To do: Return every line below as is, leaving out the pictures.

Data block:
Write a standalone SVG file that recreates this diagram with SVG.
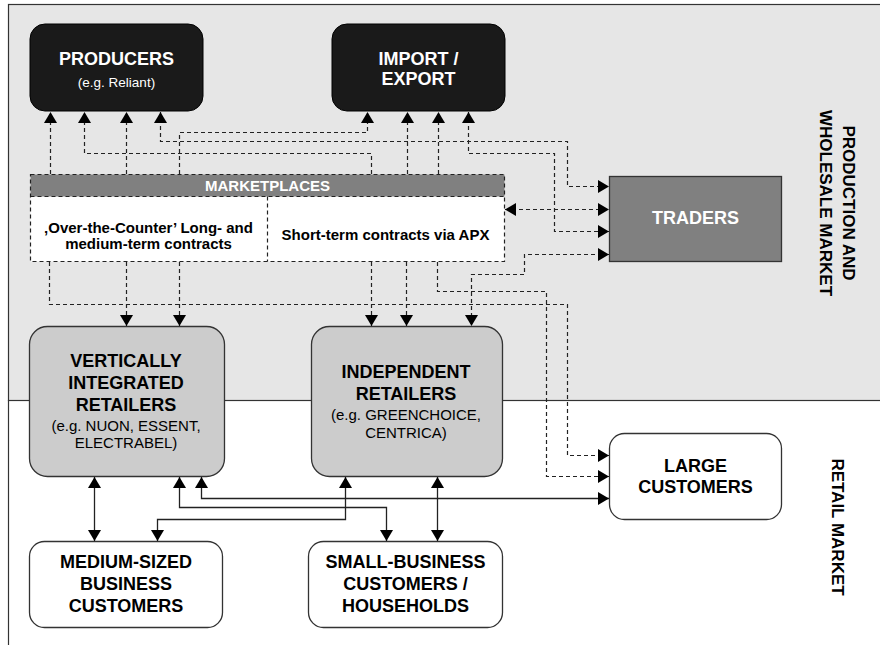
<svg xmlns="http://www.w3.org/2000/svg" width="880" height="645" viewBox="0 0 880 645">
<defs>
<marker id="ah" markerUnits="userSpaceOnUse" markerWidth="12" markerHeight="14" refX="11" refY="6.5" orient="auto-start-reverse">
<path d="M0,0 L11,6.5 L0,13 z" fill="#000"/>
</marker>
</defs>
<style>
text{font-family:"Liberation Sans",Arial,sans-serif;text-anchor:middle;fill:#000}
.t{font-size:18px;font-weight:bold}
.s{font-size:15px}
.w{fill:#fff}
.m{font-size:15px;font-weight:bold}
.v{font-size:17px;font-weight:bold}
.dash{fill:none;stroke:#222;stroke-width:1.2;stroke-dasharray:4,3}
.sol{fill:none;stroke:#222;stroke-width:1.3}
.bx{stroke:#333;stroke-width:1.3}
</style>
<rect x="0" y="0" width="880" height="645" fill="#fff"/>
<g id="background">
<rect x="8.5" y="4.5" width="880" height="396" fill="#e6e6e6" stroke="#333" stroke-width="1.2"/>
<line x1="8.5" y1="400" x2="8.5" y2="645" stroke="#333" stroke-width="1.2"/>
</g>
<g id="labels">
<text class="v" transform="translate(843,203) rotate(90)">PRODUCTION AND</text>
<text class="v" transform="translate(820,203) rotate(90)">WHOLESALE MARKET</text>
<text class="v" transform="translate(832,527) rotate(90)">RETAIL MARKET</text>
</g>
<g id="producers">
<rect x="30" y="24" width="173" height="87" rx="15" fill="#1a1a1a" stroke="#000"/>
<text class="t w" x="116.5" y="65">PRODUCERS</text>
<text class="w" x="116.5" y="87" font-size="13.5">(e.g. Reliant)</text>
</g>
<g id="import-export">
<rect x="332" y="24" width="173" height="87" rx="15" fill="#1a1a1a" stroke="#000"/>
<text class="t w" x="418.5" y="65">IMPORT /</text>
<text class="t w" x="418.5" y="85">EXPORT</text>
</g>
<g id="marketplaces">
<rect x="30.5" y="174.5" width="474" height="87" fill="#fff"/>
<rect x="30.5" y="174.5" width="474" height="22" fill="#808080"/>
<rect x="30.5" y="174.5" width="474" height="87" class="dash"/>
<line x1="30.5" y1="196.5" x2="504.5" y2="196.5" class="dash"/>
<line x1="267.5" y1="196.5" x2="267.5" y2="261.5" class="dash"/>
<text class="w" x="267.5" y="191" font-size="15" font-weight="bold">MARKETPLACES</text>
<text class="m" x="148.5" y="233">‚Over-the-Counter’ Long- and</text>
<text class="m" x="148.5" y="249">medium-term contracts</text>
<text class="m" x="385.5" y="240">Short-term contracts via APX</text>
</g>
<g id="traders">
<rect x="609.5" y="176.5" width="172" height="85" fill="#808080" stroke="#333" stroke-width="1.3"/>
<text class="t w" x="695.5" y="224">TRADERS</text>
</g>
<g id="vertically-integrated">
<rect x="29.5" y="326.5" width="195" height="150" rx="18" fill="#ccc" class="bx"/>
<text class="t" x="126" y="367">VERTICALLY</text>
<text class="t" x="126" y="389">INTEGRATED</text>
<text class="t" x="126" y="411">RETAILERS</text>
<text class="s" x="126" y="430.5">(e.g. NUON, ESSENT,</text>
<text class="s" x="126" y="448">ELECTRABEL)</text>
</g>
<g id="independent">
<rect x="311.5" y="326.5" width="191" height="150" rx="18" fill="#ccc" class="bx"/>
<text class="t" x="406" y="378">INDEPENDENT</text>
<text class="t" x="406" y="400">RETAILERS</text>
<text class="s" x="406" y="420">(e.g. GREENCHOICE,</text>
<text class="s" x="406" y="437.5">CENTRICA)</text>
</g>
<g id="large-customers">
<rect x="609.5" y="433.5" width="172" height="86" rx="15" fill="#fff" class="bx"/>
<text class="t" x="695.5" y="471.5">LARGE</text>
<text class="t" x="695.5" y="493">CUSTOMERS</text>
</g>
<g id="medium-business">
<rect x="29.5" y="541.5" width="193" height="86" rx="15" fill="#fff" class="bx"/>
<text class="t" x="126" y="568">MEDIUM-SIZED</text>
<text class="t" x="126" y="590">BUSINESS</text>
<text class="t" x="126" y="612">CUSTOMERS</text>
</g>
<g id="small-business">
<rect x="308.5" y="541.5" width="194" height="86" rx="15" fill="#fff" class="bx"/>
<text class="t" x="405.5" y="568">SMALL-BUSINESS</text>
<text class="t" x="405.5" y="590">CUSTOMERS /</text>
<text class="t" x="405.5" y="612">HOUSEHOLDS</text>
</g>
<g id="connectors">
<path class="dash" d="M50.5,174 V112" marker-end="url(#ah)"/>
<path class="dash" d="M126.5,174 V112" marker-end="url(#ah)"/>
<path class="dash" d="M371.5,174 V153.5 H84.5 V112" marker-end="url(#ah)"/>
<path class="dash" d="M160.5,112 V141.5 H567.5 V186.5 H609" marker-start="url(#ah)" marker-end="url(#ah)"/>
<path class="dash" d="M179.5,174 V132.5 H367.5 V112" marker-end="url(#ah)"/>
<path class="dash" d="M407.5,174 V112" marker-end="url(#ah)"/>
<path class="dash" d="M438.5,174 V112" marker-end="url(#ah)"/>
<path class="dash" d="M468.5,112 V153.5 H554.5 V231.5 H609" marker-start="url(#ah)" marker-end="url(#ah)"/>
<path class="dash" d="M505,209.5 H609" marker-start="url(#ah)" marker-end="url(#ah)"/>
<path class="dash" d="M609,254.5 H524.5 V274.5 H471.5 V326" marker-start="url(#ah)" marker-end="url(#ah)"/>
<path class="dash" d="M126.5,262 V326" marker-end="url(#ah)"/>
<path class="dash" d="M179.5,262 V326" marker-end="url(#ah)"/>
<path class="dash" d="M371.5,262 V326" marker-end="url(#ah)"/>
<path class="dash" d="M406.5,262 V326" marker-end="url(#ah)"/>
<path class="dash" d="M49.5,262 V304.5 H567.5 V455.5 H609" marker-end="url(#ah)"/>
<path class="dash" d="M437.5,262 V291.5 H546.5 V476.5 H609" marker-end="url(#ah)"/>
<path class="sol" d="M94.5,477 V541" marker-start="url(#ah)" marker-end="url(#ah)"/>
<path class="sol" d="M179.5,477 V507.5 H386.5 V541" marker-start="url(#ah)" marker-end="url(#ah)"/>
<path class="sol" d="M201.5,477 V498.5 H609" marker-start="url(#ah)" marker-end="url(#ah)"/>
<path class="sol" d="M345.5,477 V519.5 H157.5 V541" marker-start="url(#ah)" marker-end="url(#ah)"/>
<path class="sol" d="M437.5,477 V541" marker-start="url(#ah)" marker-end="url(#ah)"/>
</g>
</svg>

Answer in full:
Write a standalone SVG file that recreates this diagram with SVG.
<svg xmlns="http://www.w3.org/2000/svg" width="880" height="645" viewBox="0 0 880 645">
<defs>
<marker id="ah" markerUnits="userSpaceOnUse" markerWidth="12" markerHeight="14" refX="11" refY="6.5" orient="auto-start-reverse">
<path d="M0,0 L11,6.5 L0,13 z" fill="#000"/>
</marker>
</defs>
<style>
text{font-family:"Liberation Sans",Arial,sans-serif;text-anchor:middle;fill:#000}
.t{font-size:18px;font-weight:bold}
.s{font-size:15px}
.w{fill:#fff}
.m{font-size:15px;font-weight:bold}
.v{font-size:17px;font-weight:bold}
.dash{fill:none;stroke:#222;stroke-width:1.2;stroke-dasharray:4,3}
.sol{fill:none;stroke:#222;stroke-width:1.3}
.bx{stroke:#333;stroke-width:1.3}
</style>
<rect x="0" y="0" width="880" height="645" fill="#fff"/>
<g id="background">
<rect x="8.5" y="4.5" width="880" height="396" fill="#e6e6e6" stroke="#333" stroke-width="1.2"/>
<line x1="8.5" y1="400" x2="8.5" y2="645" stroke="#333" stroke-width="1.2"/>
</g>
<g id="labels">
<text class="v" transform="translate(843,203) rotate(90)">PRODUCTION AND</text>
<text class="v" transform="translate(820,203) rotate(90)">WHOLESALE MARKET</text>
<text class="v" transform="translate(832,527) rotate(90)">RETAIL MARKET</text>
</g>
<g id="producers">
<rect x="30" y="24" width="173" height="87" rx="15" fill="#1a1a1a" stroke="#000"/>
<text class="t w" x="116.5" y="65">PRODUCERS</text>
<text class="w" x="116.5" y="87" font-size="13.5">(e.g. Reliant)</text>
</g>
<g id="import-export">
<rect x="332" y="24" width="173" height="87" rx="15" fill="#1a1a1a" stroke="#000"/>
<text class="t w" x="418.5" y="65">IMPORT /</text>
<text class="t w" x="418.5" y="85">EXPORT</text>
</g>
<g id="marketplaces">
<rect x="30.5" y="174.5" width="474" height="87" fill="#fff"/>
<rect x="30.5" y="174.5" width="474" height="22" fill="#808080"/>
<rect x="30.5" y="174.5" width="474" height="87" class="dash"/>
<line x1="30.5" y1="196.5" x2="504.5" y2="196.5" class="dash"/>
<line x1="267.5" y1="196.5" x2="267.5" y2="261.5" class="dash"/>
<text class="w" x="267.5" y="191" font-size="15" font-weight="bold">MARKETPLACES</text>
<text class="m" x="148.5" y="233">‚Over-the-Counter’ Long- and</text>
<text class="m" x="148.5" y="249">medium-term contracts</text>
<text class="m" x="385.5" y="240">Short-term contracts via APX</text>
</g>
<g id="traders">
<rect x="609.5" y="176.5" width="172" height="85" fill="#808080" stroke="#333" stroke-width="1.3"/>
<text class="t w" x="695.5" y="224">TRADERS</text>
</g>
<g id="vertically-integrated">
<rect x="29.5" y="326.5" width="195" height="150" rx="18" fill="#ccc" class="bx"/>
<text class="t" x="126" y="367">VERTICALLY</text>
<text class="t" x="126" y="389">INTEGRATED</text>
<text class="t" x="126" y="411">RETAILERS</text>
<text class="s" x="126" y="430.5">(e.g. NUON, ESSENT,</text>
<text class="s" x="126" y="448">ELECTRABEL)</text>
</g>
<g id="independent">
<rect x="311.5" y="326.5" width="191" height="150" rx="18" fill="#ccc" class="bx"/>
<text class="t" x="406" y="378">INDEPENDENT</text>
<text class="t" x="406" y="400">RETAILERS</text>
<text class="s" x="406" y="420">(e.g. GREENCHOICE,</text>
<text class="s" x="406" y="437.5">CENTRICA)</text>
</g>
<g id="large-customers">
<rect x="609.5" y="433.5" width="172" height="86" rx="15" fill="#fff" class="bx"/>
<text class="t" x="695.5" y="471.5">LARGE</text>
<text class="t" x="695.5" y="493">CUSTOMERS</text>
</g>
<g id="medium-business">
<rect x="29.5" y="541.5" width="193" height="86" rx="15" fill="#fff" class="bx"/>
<text class="t" x="126" y="568">MEDIUM-SIZED</text>
<text class="t" x="126" y="590">BUSINESS</text>
<text class="t" x="126" y="612">CUSTOMERS</text>
</g>
<g id="small-business">
<rect x="308.5" y="541.5" width="194" height="86" rx="15" fill="#fff" class="bx"/>
<text class="t" x="405.5" y="568">SMALL-BUSINESS</text>
<text class="t" x="405.5" y="590">CUSTOMERS /</text>
<text class="t" x="405.5" y="612">HOUSEHOLDS</text>
</g>
<g id="connectors">
<path class="dash" d="M50.5,174 V112" marker-end="url(#ah)"/>
<path class="dash" d="M126.5,174 V112" marker-end="url(#ah)"/>
<path class="dash" d="M371.5,174 V153.5 H84.5 V112" marker-end="url(#ah)"/>
<path class="dash" d="M160.5,112 V141.5 H567.5 V186.5 H609" marker-start="url(#ah)" marker-end="url(#ah)"/>
<path class="dash" d="M179.5,174 V132.5 H367.5 V112" marker-end="url(#ah)"/>
<path class="dash" d="M407.5,174 V112" marker-end="url(#ah)"/>
<path class="dash" d="M438.5,174 V112" marker-end="url(#ah)"/>
<path class="dash" d="M468.5,112 V153.5 H554.5 V231.5 H609" marker-start="url(#ah)" marker-end="url(#ah)"/>
<path class="dash" d="M505,209.5 H609" marker-start="url(#ah)" marker-end="url(#ah)"/>
<path class="dash" d="M609,254.5 H524.5 V274.5 H471.5 V326" marker-start="url(#ah)" marker-end="url(#ah)"/>
<path class="dash" d="M126.5,262 V326" marker-end="url(#ah)"/>
<path class="dash" d="M179.5,262 V326" marker-end="url(#ah)"/>
<path class="dash" d="M371.5,262 V326" marker-end="url(#ah)"/>
<path class="dash" d="M406.5,262 V326" marker-end="url(#ah)"/>
<path class="dash" d="M49.5,262 V304.5 H567.5 V455.5 H609" marker-end="url(#ah)"/>
<path class="dash" d="M437.5,262 V291.5 H546.5 V476.5 H609" marker-end="url(#ah)"/>
<path class="sol" d="M94.5,477 V541" marker-start="url(#ah)" marker-end="url(#ah)"/>
<path class="sol" d="M179.5,477 V507.5 H386.5 V541" marker-start="url(#ah)" marker-end="url(#ah)"/>
<path class="sol" d="M201.5,477 V498.5 H609" marker-start="url(#ah)" marker-end="url(#ah)"/>
<path class="sol" d="M345.5,477 V519.5 H157.5 V541" marker-start="url(#ah)" marker-end="url(#ah)"/>
<path class="sol" d="M437.5,477 V541" marker-start="url(#ah)" marker-end="url(#ah)"/>
</g>
</svg>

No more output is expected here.